Deputy Mayor Laura Anglin and Office of Emergency Management Director Joseph Esposito met Friday to discuss the city’s response to a Nov. 15 snowstorm, which ended in an argument in which the deputy fired the agency head without consulting the mayor. At a news conference Tuesday, De Blasio said he had decided weeks ago to let Esposito go, but had taken no action.

Esposito’s dismissal has ignited reactions ranging from outrage to disbelief among dozens of City Council members. De Blasio learned about it Monday, he said, after the Wall Street Journal had already reported it.
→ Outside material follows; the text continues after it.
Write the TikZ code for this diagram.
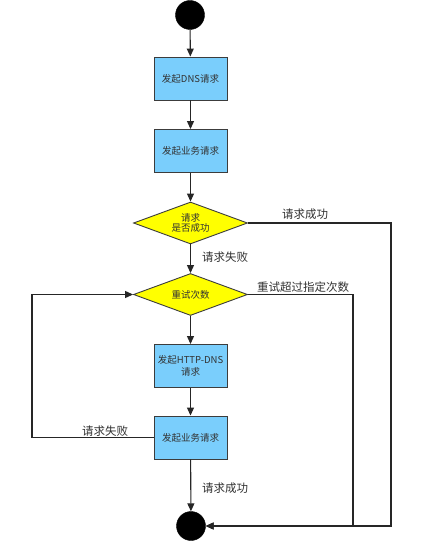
\documentclass[tikz,border=0pt]{standalone}
\usepackage{fontspec}
\newfontfamily\cjk{Noto Sans CJK SC}
\usetikzlibrary{shapes.geometric,arrows.meta}
\definecolor{boxblue}{RGB}{122,206,252}
\definecolor{diayellow}{RGB}{255,255,0}
\definecolor{edge}{RGB}{60,60,60}
\definecolor{txt}{RGB}{50,50,50}
\begin{document}
\begin{tikzpicture}[x=1pt,y=-1pt,
  every node/.style={font=\cjk, text=txt},
  terminal/.style={circle, fill=black, draw=black, minimum size=29pt, inner sep=0pt},
  procbox/.style={rectangle, draw=edge, line width=0.9pt, fill=boxblue, minimum width=73pt, minimum height=43pt, inner sep=0pt, align=center, font=\cjk\fontsize{9.5}{12}\selectfont},
  decision/.style={diamond, draw=edge, line width=0.9pt, fill=diayellow, aspect=2.7, minimum width=114pt, minimum height=42pt, inner sep=0pt, align=center, font=\cjk\fontsize{9.5}{10.5}\selectfont},
  lbl/.style={font=\cjk\fontsize{11.5}{13}\selectfont, inner sep=0pt},
  conn/.style={draw=black!85, line width=1.1pt},
  arr/.style={conn, -{Triangle[length=8pt,width=7pt]}}
]
\useasboundingbox[fill=white] (0,0) rectangle (420,553);

\node[terminal] (start) at (190,15) {};
\node[procbox] (b1) at (190.5,78.5) {发起DNS请求};
\node[procbox] (b2) at (190.5,151) {发起业务请求};
\node[decision] (d1) at (190.5,223) {请求\\是否成功};
\node[decision] (d2) at (190.5,294.5) {重试次数};
\node[procbox] (b3) at (190.5,366) {发起HTTP-DNS\\请求};
\node[procbox] (b4) at (190.5,437.5) {发起业务请求};
\node[terminal] (end) at (191,526) {};

\coordinate (r1a) at (391,223);
\coordinate (r1b) at (391,526);
\coordinate (r2a) at (353,294.5);
\coordinate (r2b) at (353,526);
\coordinate (l1) at (32,437.5);
\coordinate (l2) at (32,294.5);

\draw[arr] (start) -- (b1);
\draw[arr] (b1) -- (b2);
\draw[arr] (b2) -- (d1);
\draw[arr] (d1) -- (d2);
\draw[arr] (d2) -- (b3);
\draw[arr] (b3) -- (b4);
\draw[arr] (b4) -- (end);
\draw[arr] (b4.west) -- (l1) -- (l2) -- (d2.west);
\draw[arr] (d1.east) -- (r1a) -- (r1b) -- (end.east);
\draw[arr] (d2.east) -- (r2a) -- (r2b) -- (end.east);

\node[lbl] (t1) at (305,214) {请求成功};
\node[lbl] (t2) at (225,257) {请求失败};
\node[lbl] (t3) at (303,287) {重试超过指定次数};
\node[lbl] (t4) at (105,431) {请求失败};
\node[lbl] (t5) at (225,488) {请求成功};
\end{tikzpicture}
\end{document}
Esposito, his crisis manager, told council members he’d tried to personally contact the mayor. But de Blasio said he never got the message.

“Saturday goes by, Sunday goes by, no one’s calling and saying if there’s any new information,” de Blasio said at a news conference Tuesday. “It’s not until Monday morning that I’m starting to hear in the public domain the things that I’m not hearing from anyone directly, and that’s when it was time to cut through it and have a straightforward conversation with everyone and say, ‘What’s happening here?’"

Calm Competence

Esposito, 68, a 45-year police veteran with a reputation for calm competence, had been department chief before de Blasio appointed him to head the agency that coordinates response to crises such as terrorist attacks and catastrophic storms.

De Blasio refused to discuss the incident until Tuesday, when he confirmed that Esposito had been fired, though Esposito remains on the job until a replacement is found. The mayor told reporters he wanted to “set the record straight,” yet questions remain.

The mayor said he decided to remove Esposito weeks before the snow storm. Why then, did he take no action, he was asked at the news conference. Running the city is complicated, he replied.

“When you’re talking about an organization this big -- we have 380,000 employees and we have a $90 billion budget and so much going on every day,” de Blasio said.

NYC's De Blasio Was Unaware Emergency Management Aide Was Fired

The mayor also declined to state the precise reason for dismissing Esposito, but said he should have dismissed him personally. Given how long Esposito had served this city, de Blasio said, “I think that it would have been smarter to do that way.”